Content hash not invalidated
The upsert mutation in features/colleges/internal.ts uses contentHash() to skip writes when nothing changed. A field that maps to null for all schools will not change existing docs — they already have null for an unknown field. This is expected. The field will appear after the next Scorecard refresh for schools where the API returns a non-null value.
Anti-patterns
Non-nullable types in College — Every Scorecard field must be T | null. Non-null contracts will cause runtime crashes when Scorecard suppresses values for small schools. The existing fields (admitRate, medianEarnings10yr, etc.) are all nullable — match that pattern.
Deriving values from other fields inside mapInstitutionDoc — Derived values (composite scores, GPA proxies, grade labels) belong in packages/backend/convex/lib/derive.ts via computeDerived(), not inline in the mapper. The mapper maps; the derive module derives.
Forgetting toCollegeContract — Adding the field to ShapeRoot and College but not to toCollegeContract means the field will be present in the Convex doc but silently absent from every mobile query response. Always check toCollegeContract last.
Inline string literals in mapOwnership-style logic — Use the existing helper functions (mapOwnership, mapTestPolicy, mapLocale via LOCALE_MAP) rather than inline conditionals.
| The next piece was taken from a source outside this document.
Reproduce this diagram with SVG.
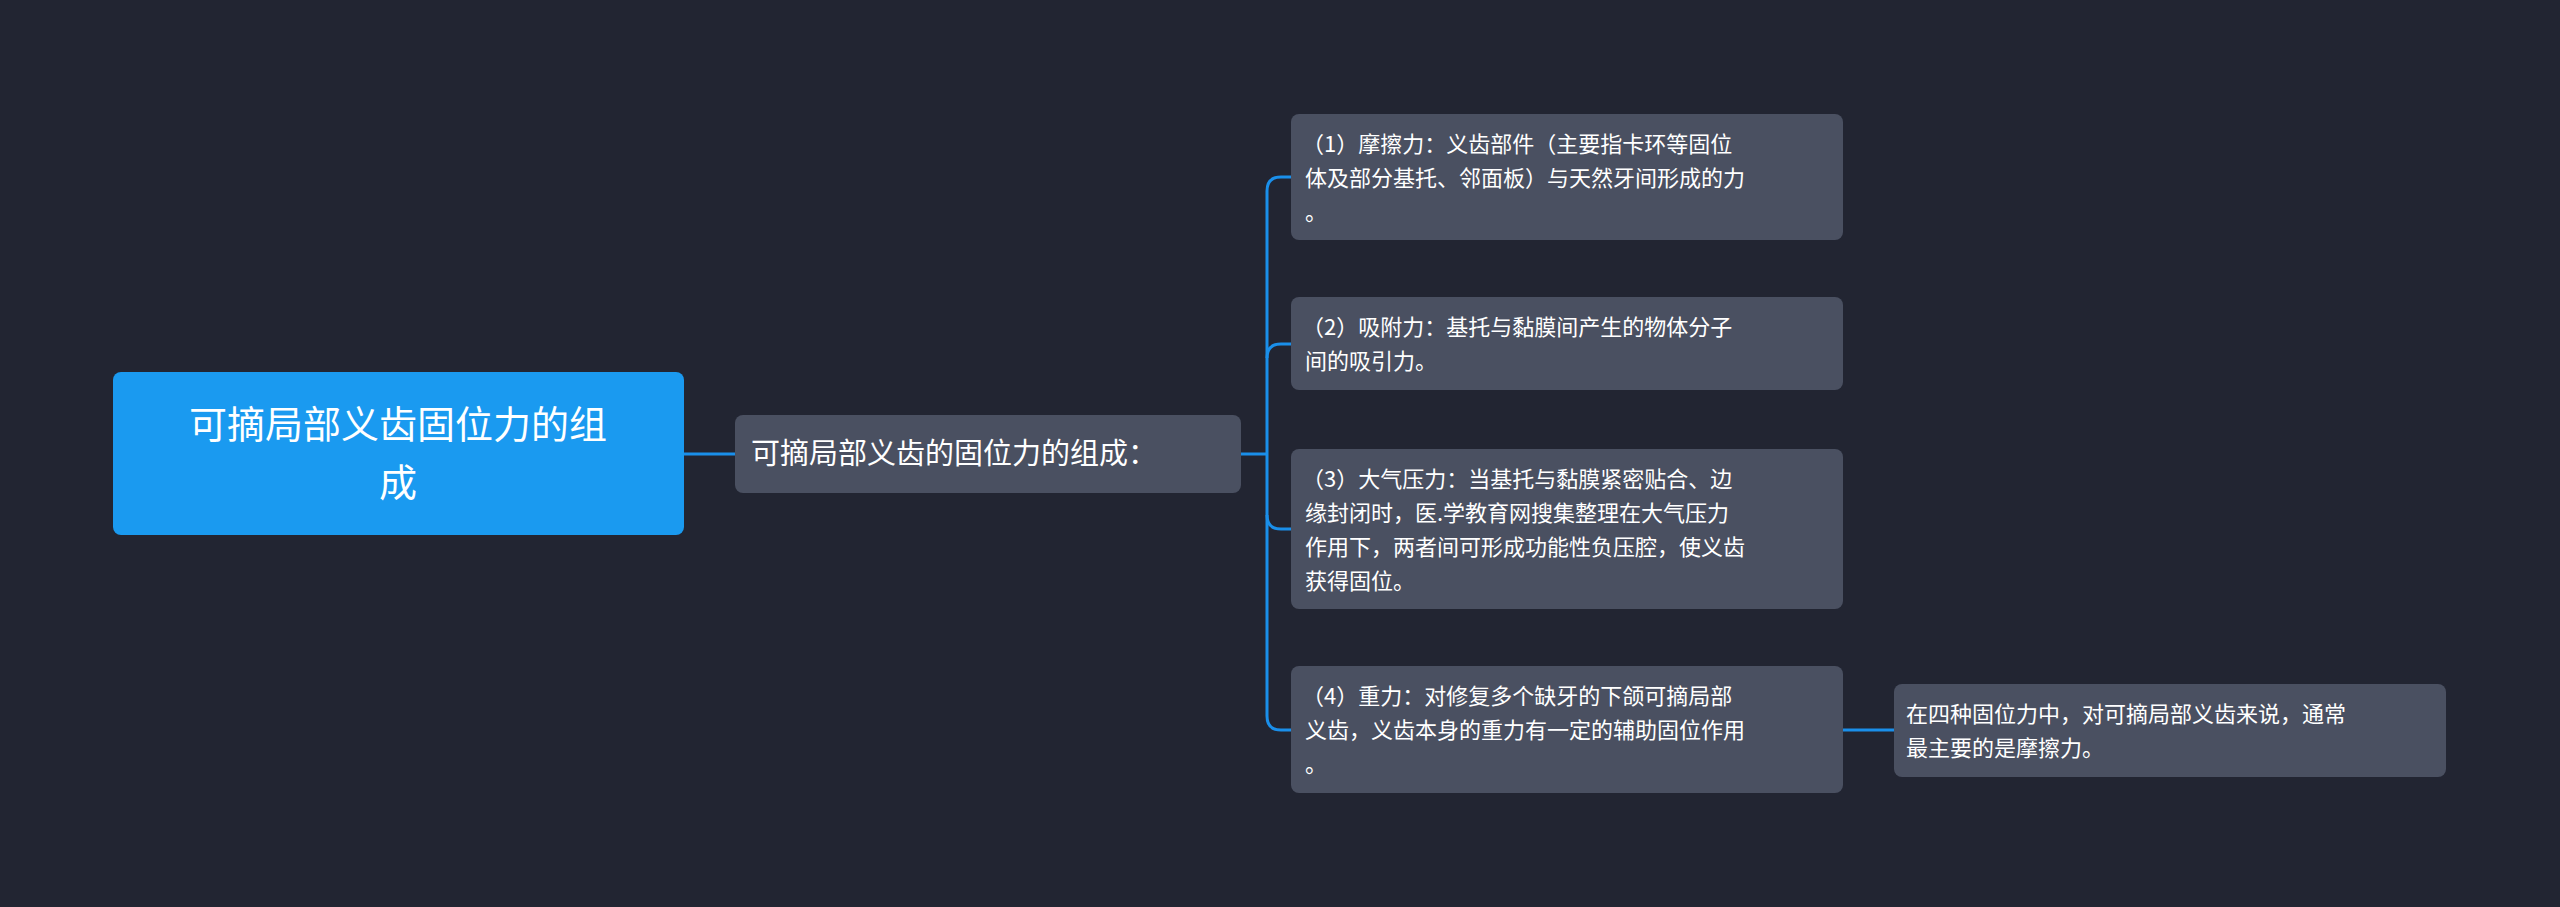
<svg xmlns="http://www.w3.org/2000/svg" width="2560" height="907" viewBox="0 0 2560 907">
<style>
text{font-family:"Noto Sans CJK SC","Noto Sans",sans-serif;fill:#ffffff}
.leaf rect{fill:#4a5061}
.leaf text{font-size:22px}
.c{fill:none;stroke:#1a8fea;stroke-width:3}
</style>
<rect width="2560" height="907" fill="#222532"/>
<g id="connectors">
<path class="c" d="M684 454H735"/>
<path class="c" d="M1241 454H1267"/>
<path class="c" d="M1291 177H1281Q1267 177 1267 191V716Q1267 730 1281 730H1291"/>
<path class="c" d="M1267 358Q1267 344 1281 344H1291"/>
<path class="c" d="M1267 515Q1267 529 1281 529H1291"/>
<path class="c" d="M1843 730H1894"/>
</g>
<g id="root"><rect x="113" y="372" width="571" height="163" rx="8" fill="#1a9af0"/>
<text x="398" y="438" font-size="38" text-anchor="middle">可摘局部义齿固位力的组</text>
<text x="398" y="496" font-size="38" text-anchor="middle">成</text></g>
<g id="n2" class="leaf"><rect x="735" y="415" width="506" height="78" rx="8"/>
<text x="751" y="464" style="font-size:29px">可摘局部义齿的固位力的组成：</text></g>
<g id="l1" class="leaf"><rect x="1291" y="114" width="552" height="126" rx="8"/>
<text x="1302" y="152">（1）摩擦力：义齿部件（主要指卡环等固位</text>
<text x="1305" y="186">体及部分基托、邻面板）与天然牙间形成的力</text>
<text x="1305" y="220">。</text></g>
<g id="l2" class="leaf"><rect x="1291" y="297" width="552" height="93" rx="8"/>
<text x="1302" y="335">（2）吸附力：基托与黏膜间产生的物体分子</text>
<text x="1305" y="369">间的吸引力。</text></g>
<g id="l3" class="leaf"><rect x="1291" y="449" width="552" height="160" rx="8"/>
<text x="1302" y="487">（3）大气压力：当基托与黏膜紧密贴合、边</text>
<text x="1305" y="521">缘封闭时，医.学教育网搜集整理在大气压力</text>
<text x="1305" y="555">作用下，两者间可形成功能性负压腔，使义齿</text>
<text x="1305" y="589">获得固位。</text></g>
<g id="l4" class="leaf"><rect x="1291" y="666" width="552" height="127" rx="8"/>
<text x="1302" y="704">（4）重力：对修复多个缺牙的下颌可摘局部</text>
<text x="1305" y="738">义齿，义齿本身的重力有一定的辅助固位作用</text>
<text x="1305" y="772">。</text></g>
<g id="l5" class="leaf"><rect x="1894" y="684" width="552" height="93" rx="8"/>
<text x="1906" y="722">在四种固位力中，对可摘局部义齿来说，通常</text>
<text x="1906" y="756">最主要的是摩擦力。</text></g>
</svg>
If you need a new code-to-label mapping, add a const map to fields.ts.
Reference example
The walkability block follows this exact pattern end-to-end but uses a separate action (fetchAndCacheWalkabilityForCollege) rather than Scorecard. For a pure Scorecard field, the closest example is the share_25_older addition path above — look at how pellPercent and federalLoanPercent flow from fields.ts → mapper.ts → collegeShape.ts → toCollegeContract → types.ts.